The Craven Cowards in Washington DC
U.S. officials in Moscow and St. Petersburg confirmed that several gatherings took place across Russia to demonstrate support for Article 31 of the Russian Constitution. And according to our Embassy and consulate, dozens of protestors were detained in both cities. Article 31 guarantees to Russian citizens the right to gather peacefully, without weapons, and to hold meetings, rallies, demonstrations, marches, and pickets. Since 2009, Russian citizens have been holding similar rallies on the 31st day of every month that has 31 days. The United States reiterates the importance of embracing and protecting universal values, including freedom of expression and freedom of assembly enshrined in the Russian Constitution, as well as in international agreements with which Russia has signed. We are concerned by actions by the Russian Government in recent years, shrinking the space for civil society. We have concerns about intimidation of citizens, intimidation of journalists, intimidations of nongovernmental operators who are working on behalf of the Russian people. It is part of our ongoing dialogue with the Russian Government, and we hope and expect that Russia will live up to its human rights obligations. We – well, through our Embassy, we have expressed our concern to the Russian Government and that conversation is ongoing.
This mealy-mouthed, craven gibberish would be unacceptable even if it came directly from the lips of the President of the United States or the Secretary of State.

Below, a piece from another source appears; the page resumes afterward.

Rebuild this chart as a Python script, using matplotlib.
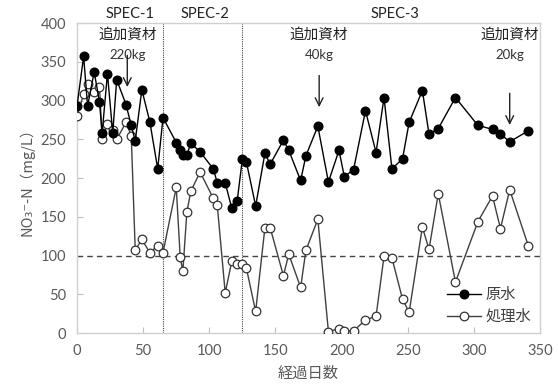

There is no hint of any policy action, no naming of names like Nemtsov, and no language which would even vaguely suggest outrage. It is the language of a small person, from a small country, a cowardly mouse hiding in the shadows.
But America did not even have the courage to let a president or secretary utter these words. Instead, they came from an anonymous underling deep in the bowels of the State Department and were heard by almost nobody, least of all anybody in the Moscow Kremlin.